Wednesday, March 26, 2008

Minister Lamrock Puts Educational Reform in the Hands of 6 Year Olds

OpEd submitted to Times & Transcript

The Minister of Education tells the CTV news (19 March) that “There have been 15 years of reports that say right now we are teaching too few kids French effectively, and those that aren’t learning French are streamed into classes where they can’t learn”. He stresses that “years of reports have done that”. Apparently the inability of Department of Education bureaucrats, school district administrators, principals, and teachers to rectify the situation and propose a reasonable solution has lead the minister to a new proposal: he will put that responsibility on the shoulders of some ~1600 six years olds who were planning to enroll in early French immersion in September. These well trained education experts (after all, they made it though kindergarten) are being sent to Core classrooms throughout the province to fix all of the classroom composition problems that have evolved over the years. It is somewhat troubling that not only will these kids not be paid for this job, they’ll actually be paying. The price will be foregoing the opportunity to acquire advanced proficiency in French through public education. Their chances of ever landing jobs requiring bilingualism will be slim.
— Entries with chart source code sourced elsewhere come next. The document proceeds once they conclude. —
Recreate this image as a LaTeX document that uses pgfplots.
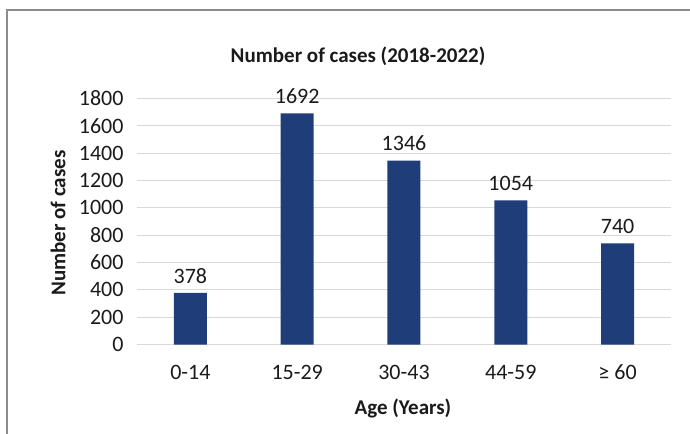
\documentclass[border=0pt]{standalone}
\usepackage{pgfplots}
\pgfplotsset{compat=1.18}
\usepackage{fontspec}
\setmainfont{Carlito}
\definecolor{barblue}{HTML}{1F3E79}
\definecolor{gridgray}{HTML}{D9D9D9}
\definecolor{framegray}{HTML}{8C8C8C}
\definecolor{txt}{HTML}{1A1A1A}
\begin{document}
\begin{tikzpicture}
\useasboundingbox (-137bp,-89.5bp) rectangle (553bp,344.5bp);
\draw[framegray, line width=1.3bp] (-130bp,-150bp) rectangle (620bp,334.5bp);
\begin{axis}[
  at={(0,0)}, anchor=south west,
  scale only axis, width=534bp, height=246bp,
  ymin=0, ymax=1800, ytick={0,200,...,1800},
  xmin=-0.5, xmax=4.5, xtick=data,
  xticklabels={0-14,15-29,30-43,44-59,{≥ 60}},
  axis line style={draw=none},
  major tick style={draw=none},
  ymajorgrids, grid style={gridgray, line width=1bp},
  /pgf/number format/assume math mode=true,
  /pgf/number format/1000 sep={},
  ticklabel style={font=\fontsize{22bp}{26bp}\selectfont, text=txt},
  yticklabel style={xshift=-10bp},
  xticklabel style={yshift=-17bp},
  title={\textbf{Number of cases (2018-2022)}},
  title style={at={(axis description cs:0.414,1.148)}, anchor=center, font=\fontsize{21bp}{25bp}\selectfont, text=txt},
  xlabel={\textbf{Age (Years)}},
  xlabel style={at={(axis description cs:0.498,-0.259)}, anchor=center, font=\fontsize{21bp}{25bp}\selectfont, text=txt},
  ylabel={\textbf{Number of cases}},
  ylabel style={at={(axis description cs:-0.148,0.494)}, anchor=center, rotate=0, font=\fontsize{21bp}{25bp}\selectfont, text=txt},
  nodes near coords,
  nodes near coords style={font=\fontsize{22bp}{26bp}\selectfont, text=txt, yshift=6bp},
  point meta=explicit symbolic,
]
\addplot[ybar, bar width=33bp, fill=barblue, draw=none] coordinates {
  (0,378) [378]
  (1,1692) [1692]
  (2,1346) [1346]
  (3,1054) [1054]
  (4,740) [740]
};
\end{axis}
\end{tikzpicture}
\end{document}
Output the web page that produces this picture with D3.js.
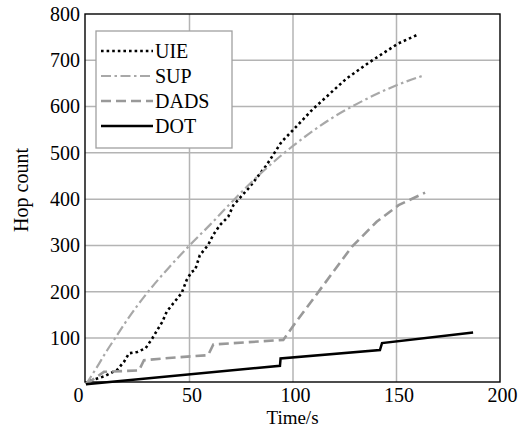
<!DOCTYPE html>
<html>
<head>
<meta charset="utf-8">
<script src="https://cdn.jsdelivr.net/npm/d3@7"></script>
<style>
  body { margin: 0; background: #fff; }
  svg text { font-family: "Liberation Serif", "Times New Roman", serif; }
</style>
</head>
<body>
<div class="chart"></div>
<script>
const width = 526,
    height = 430,
    margin = { top: 14, right: 26, bottom: 48, left: 85 };

// series: [time (s), hop count]
const uie = [
    [0, 0], [2.3, 8], [8.7, 17], [15, 31], [18.4, 49], [20.8, 67], [24.8, 70],
    [28.8, 78], [32, 99], [34.4, 117], [36.9, 135], [39, 157], [42.2, 175],
    [46.2, 197], [48.6, 225], [51, 243], [52.7, 247], [55, 279], [59, 301],
    [61.5, 323], [64.7, 344], [68.7, 362], [71.2, 387], [79.2, 427], [87.3, 474],
    [94.5, 524], [100.8, 553], [109.7, 595], [125.7, 660], [137, 696],
    [150.7, 736], [159.6, 754]
];
const sup = [
    [0, 0], [5, 35], [10, 72], [15, 106], [20, 140], [30, 200], [40, 252],
    [50, 300], [60, 345], [70, 392], [85, 458], [100, 515], [117, 570],
    [134, 613], [150, 646], [163, 667]
];
const dads = [
    [0, 0], [8.7, 27], [25.6, 30], [28, 52], [40, 57], [59, 63], [61.5, 86],
    [95.3, 96], [101, 132], [113, 204], [128.4, 297], [140.4, 351],
    [151, 387], [163.8, 414]
];
const dot = [
    [0, 0], [93.7, 40], [94, 56], [142, 74], [143, 89], [187, 112]
];

const seriesNames = ["UIE", "SUP", "DADS", "DOT"];
const xTicks = [0, 50, 100, 150, 200];
const yTicks = [100, 200, 300, 400, 500, 600, 700, 800];

const styles = {
    UIE: { color: "#000", width: 2.6, dash: "2.6 3", curve: d3.curveLinear },
    SUP: { color: "#a8a8a8", width: 2.2, dash: "10 3.5 2.5 3.5", curve: d3.curveMonotoneX },
    DADS: { color: "#999", width: 2.6, dash: "10 5", curve: d3.curveLinear },
    DOT: { color: "#000", width: 2.5, dash: null, curve: d3.curveLinear }
};

const x = d3.scaleLinear()
    .domain([0, 200])
    .range([margin.left + 1, width - margin.right]);

const y = d3.scaleLinear()
    .domain([5, 800])
    .range([height - margin.bottom, margin.top]);

const svg = d3.select(".chart")
    .append("svg")
    .attr("width", width)
    .attr("height", height);

// grid
svg.append("g")
    .selectAll("line")
    .data(xTicks.slice(1, -1))
    .join("line")
    .attr("x1", d => x(d)).attr("x2", d => x(d))
    .attr("y1", y(800)).attr("y2", y(5))
    .attr("stroke", "#b4b4b4")
    .attr("stroke-width", 1.5);

svg.append("g")
    .selectAll("line")
    .data(yTicks.slice(0, -1))
    .join("line")
    .attr("x1", margin.left).attr("x2", width - margin.right)
    .attr("y1", d => y(d)).attr("y2", d => y(d))
    .attr("stroke", "#b4b4b4")
    .attr("stroke-width", 1.5);

// axes (labels only, frame drawn below)
const xAxis = d3.axisBottom(x).tickValues(xTicks).tickSize(0);
const yAxis = d3.axisLeft(y).tickValues(yTicks).tickSize(0).tickPadding(5);

const xAxisGroup = svg.append("g")
    .attr("transform", `translate(0, ${y(5)})`)
    .call(xAxis);
xAxisGroup.select(".domain").remove();
xAxisGroup.selectAll("text")
    .attr("font-size", 20)
    .attr("fill", "#000")
    .attr("y", 20)
    .attr("dy", 0)
    .attr("dx", d => d === 0 ? -8 : 2);

const yAxisGroup = svg.append("g")
    .attr("transform", `translate(${margin.left}, 0)`)
    .call(yAxis);
yAxisGroup.select(".domain").remove();
yAxisGroup.selectAll("text")
    .attr("font-size", 20)
    .attr("fill", "#000");

// frame
svg.append("rect")
    .attr("x", margin.left)
    .attr("y", y(800))
    .attr("width", width - margin.right - margin.left)
    .attr("height", y(5) - y(800))
    .attr("fill", "none")
    .attr("stroke", "#000")
    .attr("stroke-width", 1.4);

// lines
const data = { UIE: uie, SUP: sup, DADS: dads, DOT: dot };

seriesNames.forEach(name => {
    const s = styles[name];
    const line = d3.line()
        .x(d => x(d[0]))
        .y(d => y(d[1]))
        .curve(s.curve);
    svg.append("path")
        .datum(data[name])
        .attr("d", line)
        .attr("fill", "none")
        .attr("stroke", s.color)
        .attr("stroke-width", s.width)
        .attr("stroke-dasharray", s.dash);
});

// axis titles
svg.append("text")
    .text("Time/s")
    .attr("x", (margin.left + width - margin.right) / 2)
    .attr("y", 424)
    .attr("text-anchor", "middle")
    .attr("font-size", 19);

svg.append("text")
    .text("Hop count")
    .attr("transform", `translate(28, 190) rotate(-90)`)
    .attr("text-anchor", "middle")
    .attr("font-size", 20);

// legend
const legend = svg.append("g");
legend.append("rect")
    .attr("x", 96).attr("y", 31)
    .attr("width", 136).attr("height", 117)
    .attr("fill", "#fff")
    .attr("stroke", "#a0a0a0")
    .attr("stroke-width", 1.3);

seriesNames.forEach((name, i) => {
    const s = styles[name];
    const ly = 51 + i * 25;
    legend.append("line")
        .attr("x1", 101).attr("x2", 153)
        .attr("y1", ly).attr("y2", ly)
        .attr("stroke", s.color)
        .attr("stroke-width", s.width)
        .attr("stroke-dasharray", s.dash);
    legend.append("text")
        .text(name)
        .attr("x", 155)
        .attr("y", ly + 6.5)
        .attr("font-size", 20);
});
</script>
</body>
</html>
It’s not actually clear how these kids will effectuate the changes the minister says they’ll bring about, but I guess we’ll have to rely on their extensive experience.

All tongue in cheek aside, the elimination of early French immersion is unlikely to have any real effect on the problems of the core program. There are no proposed changes to the K-4 curriculum. There will still be the same number of disruptive students in the province. Instead of 5 “exceptional” children on average per grade 1 core class of 22 students (as there would have been were EFI to continue), there will now be 4. We are told that this is going to bring about massive changes to the program. It is hard to imagine how, especially since more than half of K-5 schools in the province won’t be affected (only 44% of these schools currently offer EFI). What is clear is that this group of kids will be less proficient in French when they graduate from high school.

Dr. Amanda Cockshutt

1 comment:

Anonymous said...

Kelly Lamrock says one thing and then does the complete opposite. When our kids do that it is considered a fib.

Mr. Lamrock has made uneducated decisions based on flawed interpretation of data.

It is embarrassing to have a guy like this in the position of Education Minister.